The former World Health Organization liaison in Sarajevo offered simple advice: wash your hands, disinfect, stay home, trust the system and follow government orders.
On Tuesday, it was announced that the 60-year-old father of four died of COVID-19 complications, after what his widow described as an unnecessarily long and desperate struggle to get the help he needed. Health officials say they followed protocols and did their very best to save him.
“My husband was not killed by the coronavirus, he was killed by our health care system,” Elna Pasagic wrote in an open letter.
“When this can happen to a respected doctor and community health expert … what should a pensioner or a simple worker expect?” she asked.
Even before the pandemic Bosnia's health system was in poor shape, and the country has suffered severe doctor and nurse shortages since its 1992-95 civil war. In 2013, the last year for which reliable data is available, it had some 188 physicians to 100,000 people or nearly 2.4 times less than the norm prescribed by the WHO.
Health care workers are underpaid, overworked and short on protective and medical equipment. Bosnia’s largest hospital, in Sarajevo, has fewer than 2,000 in-patient beds, with only 173 in intensive care units.
According to Elna Pasagic' widely re-published account, the family begged doctors for over 10 days to examine her husband and test him for the coronavirus.
She was repeatedly instructed to dial various phone numbers, and told doctors cannot visit her husband at home or see him in a clinic because they lack protective equipment. They allegedly instructed her to administer antibiotics and feed him beetroot and spinach to increase his red blood cell count.
Under Bosnian government guidelines — similar to those in several countries — suspected COVID-19 patients are advised not to visit a doctor unless they develop serious symptoms, and cannot get tested in the public health care system without an epidemiologist’s recommendation.
Desperate, Sefik Pasagic turned to a private clinic where a CT scan revealed lung damage, although a coronavirus test was negative.
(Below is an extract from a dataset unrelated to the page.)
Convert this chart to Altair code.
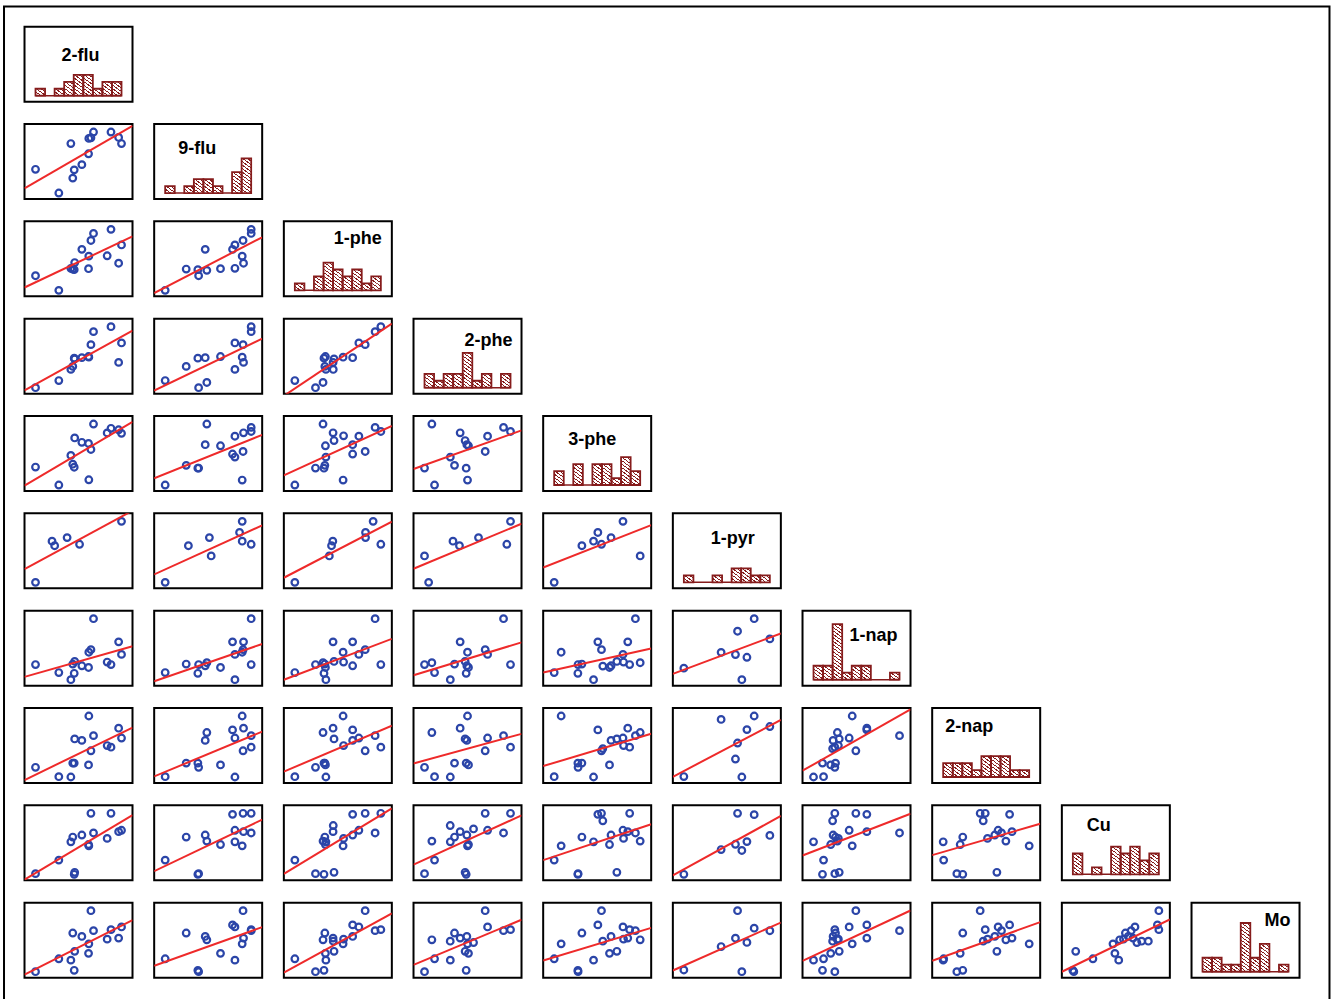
import altair as alt
import pandas as pd

# Lower-triangle scatterplot matrix of PAH metabolites and metals,
# with a histogram of each variable on the diagonal.

labels = ["2-flu", "9-flu", "1-phe", "2-phe", "3-phe", "1-pyr", "1-nap", "2-nap", "Cu", "Mo"]
keys = ["flu2", "flu9", "phe1", "phe2", "phe3", "pyr1", "nap1", "nap2", "cu", "mo"]

N = None  # not measured
flu2 = [5.8, N, 7.9, 9.0, 6.07, 3.9, 8.7, N, N, 5.58, N, 5.55, 3.7, 2.44, 4.1, 4.05, 0.0, 7.5, 4.85, N]
flu9 = [8.15, 7.05, 9.0, 7.3, 9.0, 2.2, 8.2, N, N, 8.06, 4.36, 5.79, 7.3, 0.0, N, 3.42, 3.5, N, 4.19, N]
phe1 = [7.36, 6.05, 9.0, 6.7, 8.4, 3.14, 4.0, 4.02, N, 5.05, 2.95, 3.2, 3.25, 0.0, 4.1, 3.05, 2.16, 5.1, 6.05, N]
phe2 = [6.35, N, 9.0, 6.6, 8.27, 3.14, 3.73, 2.69, N, 4.5, 0.77, 4.6, 2.7, 1.05, 4.25, 4.36, 0.0, N, 4.43, 5.13]
phe3 = [4.95, 4.57, 7.9, 7.2, 8.5, 2.9, 7.7, N, 5.09, 0.73, 9.0, 5.79, 4.12, 0.0, 6.56, 2.48, 2.5, 7.26, 5.95, N]
pyr1 = [5.62, 7.36, N, 9.0, N, 5.4, N, N, N, N, 3.9, N, 6.07, 0.0, N, N, N, N, 6.6, N]
nap1 = [4.43, 5.58, 2.23, 3.73, 9.0, 2.3, 5.58, N, 2.0, 4.05, 2.5, 1.8, 0.0, 1.05, 2.69, 0.94, 2.23, 2.6, 2.05, N]
nap2 = [3.87, 6.95, 4.4, 5.75, 6.1, 2.05, 7.2, N, 4.19, 9.0, 6.56, 1.78, 0.0, 0.05, 5.62, 2.05, 1.43, 4.64, 5.4, N]
cu = [9.0, 8.85, 9.0, 6.5, 6.1, 5.5, 6.3, 7.2, 7.9, 4.2, 4.9, 4.4, 4.8, 2.1, 0.3, 0.0, 0.1, 5.3, 5.8, 6.7]
mo = [9.0, 6.9, 6.2, 6.6, 6.05, 5.7, 4.95, 4.5, 4.5, 4.1, 4.7, 2.7, 1.7, 1.9, 3.0, 0.2, 0.0, 4.8, 5.2, 4.3]

columns = [flu2, flu9, phe1, phe2, phe3, pyr1, nap1, nap2, cu, mo]
df = pd.DataFrame({k: pd.Series(v, dtype="float64") for k, v in zip(keys, columns)})

# label placement inside each diagonal panel (centre x, baseline y)
label_pos = {
    "2-flu": (56, 34), "9-flu": (43, 30), "1-phe": (74, 23), "2-phe": (75, 27),
    "3-phe": (49, 29), "1-pyr": (60, 31), "1-nap": (71, 30), "2-nap": (37, 24),
    "Cu": (37, 26), "Mo": (86, 23),
}

W, H = 108, 75
BLUE = "#2b45a8"
RED = "#ee2a2a"
DARK = "#861c1c"
BINS = 9
PX_PER_COUNT = 6.95

stops = []
for k in range(4):
    s = k / 4
    stops += [
        alt.GradientStop(color=DARK, offset=s),
        alt.GradientStop(color=DARK, offset=s + 0.08),
        alt.GradientStop(color="white", offset=s + 0.08),
        alt.GradientStop(color="white", offset=s + 0.25),
    ]
HATCH = alt.LinearGradient(gradient="linear", stops=stops, x1=0, y1=1, x2=1, y2=0)


def padded(vals, lo_px, hi_px, span_px):
    a, b = float(min(vals)), float(max(vals))
    s = b - a
    return [a - s * lo_px / span_px, b + s * hi_px / span_px]


def scatter(i, j):
    xk, yk = keys[j], keys[i]
    both = df[[xk, yk]].dropna()
    xd = padded(both[xk], 11, 11, W - 22)
    yd = padded(both[yk], 6, 8, H - 14)
    base = alt.Chart(df).transform_filter(f"isValid(datum.{xk}) && isValid(datum.{yk})")
    x = alt.X(f"{xk}:Q", scale=alt.Scale(domain=xd, nice=False, zero=False), axis=None)
    y = alt.Y(f"{yk}:Q", scale=alt.Scale(domain=yd, nice=False, zero=False), axis=None)
    pts = base.mark_point(shape="circle", filled=False, color=BLUE, size=44,
                          strokeWidth=2.2, opacity=1).encode(x=x, y=y)
    fit = base.transform_regression(xk, yk, extent=xd).mark_line(
        color=RED, strokeWidth=2, clip=True).encode(x=x, y=y)
    return alt.layer(pts, fit).properties(width=W, height=H)


def hist(i, with_frame=False):
    k = keys[i]
    vals = df[k].dropna()
    vmin, vmax = float(vals.min()), float(vals.max())
    step = (vmax - vmin) / BINS
    xd = padded(vals, 11, 11, W - 22)
    xsc = alt.Scale(domain=xd, nice=False, zero=False)
    lo = -6 / PX_PER_COUNT
    ysc = alt.Scale(domain=[lo, lo + H / PX_PER_COUNT], nice=False, zero=False)

    base = (
        alt.Chart(df)
        .transform_filter(f"isValid(datum.{k})")
        .transform_calculate(bin=f"min(floor((datum.{k} - {vmin}) / {step}), {BINS - 1})")
        .transform_calculate(b0=f"{vmin} + datum.bin * {step}",
                             b1=f"{vmin} + (datum.bin + 1) * {step}")
    )
    floor_line = alt.Chart(alt.Data(values=[{}])).mark_rule(color=DARK, strokeWidth=1.5).encode(
        x=alt.X(datum=vmin, type="quantitative", scale=xsc, axis=None),
        x2=alt.datum(vmax),
        y=alt.Y(datum=0, type="quantitative", scale=ysc, axis=None),
    )
    cells = (
        base.transform_window(cell="row_number()", groupby=["bin"])
        .transform_calculate(c0="datum.cell - 1")
        .mark_rect(fill=HATCH, strokeWidth=0)
        .encode(
            x=alt.X("b0:Q", scale=xsc, axis=None), x2="b1:Q",
            y=alt.Y("c0:Q", scale=ysc, axis=None), y2="cell:Q",
        )
    )
    outline = (
        base.transform_aggregate(n="count()", groupby=["bin", "b0", "b1"])
        .transform_calculate(z="0")
        .mark_rect(fill="transparent", stroke=DARK, strokeWidth=1.8)
        .encode(
            x=alt.X("b0:Q", scale=xsc, axis=None), x2="b1:Q",
            y=alt.Y("z:Q", scale=ysc, axis=None), y2="n:Q",
        )
    )
    lx, ly = label_pos[labels[i]]
    title = alt.Chart(alt.Data(values=[{"t": labels[i]}])).mark_text(
        align="center", baseline="alphabetic", font="Liberation Sans",
        fontSize=18, fontWeight="bold", color="black",
    ).encode(text="t:N", x=alt.value(lx), y=alt.value(ly))
    layers = [floor_line, cells, outline, title]
    if with_frame:
        layers.append(
            alt.Chart(alt.Data(values=[{}])).mark_rect(
                fill="transparent", stroke="black", strokeWidth=2
            ).encode(x=alt.value(-20.5), x2=alt.value(1305),
                     y=alt.value(-20.3), y2=alt.value(990))
        )
    return alt.layer(*layers).properties(width=W, height=H)


def blank():
    return alt.Chart(alt.Data(values=[{}])).mark_point(opacity=0).encode(
        x=alt.value(0), y=alt.value(0)
    ).properties(width=W, height=H, view=alt.ViewBackground(stroke="transparent"))


panels = []
for i in range(len(keys)):
    for j in range(len(keys)):
        if j < i:
            panels.append(scatter(i, j))
        elif j == i:
            panels.append(hist(i, with_frame=(i == 0)))
        else:
            panels.append(blank())

chart = (
    alt.concat(*panels, columns=len(keys), spacing={"row": 22.33, "column": 21.67}, bounds="flush")
    .properties(padding={"left": 1.5, "top": 3.7, "right": 2, "bottom": 0}, background="white")
    .configure_view(stroke="black", strokeWidth=2)
)

chart.save("out.html", embed_options={"renderer": "svg", "actions": False})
New tests on March 31, when he was finally hospitalized, confirmed the infection.
Pasagic, a champion of healthy lifestyle with no underlining conditions, died Sunday while receiving general anesthesia to be put on a ventilator, five days after being admitted to an isolated wing of the Sarajevo University Hospital for COVID-19 patients.
His wife insisted in her letter that even in hospital he was not properly cared for, but rather left without breathing support for days.
Sefik Pasagic' local community health clinic and the Sarajevo University Hospital have rejected the accusations with the former saying doctors followed protocol and Pasagic was treated with “utmost care and professionalism.”
So far, over 7,000 of Bosnia's 3.5-million population have been tested for the coronavirus, and nearly 4% of 788 who tested positive died.
Most infected people suffer mild or moderate symptoms, but for some it can prove more severe, or fatal.
Bosnia's fatalities included a 52-year-old woman, reportedly with no underlying health conditions, who unsuccessfully pleaded to get tested for over a week after developing severe symptoms. She died in an ambulance on the way to a community health care center. The infection was confirmed after her death.
Sarajevo prosecutors have launched an investigation into her death, and said Pasagic’s case will also be investigated.
A tweet by Sarajevo-based journalist Dalija Konakovic after Pasagic’s death reflected growing anger and fear in the country as coronavirus cases and fatalities multiply.
“All over the world people stay home to protect their public health care system, only we are staying home to protect ourselves from ours,” Konakovic tweeted.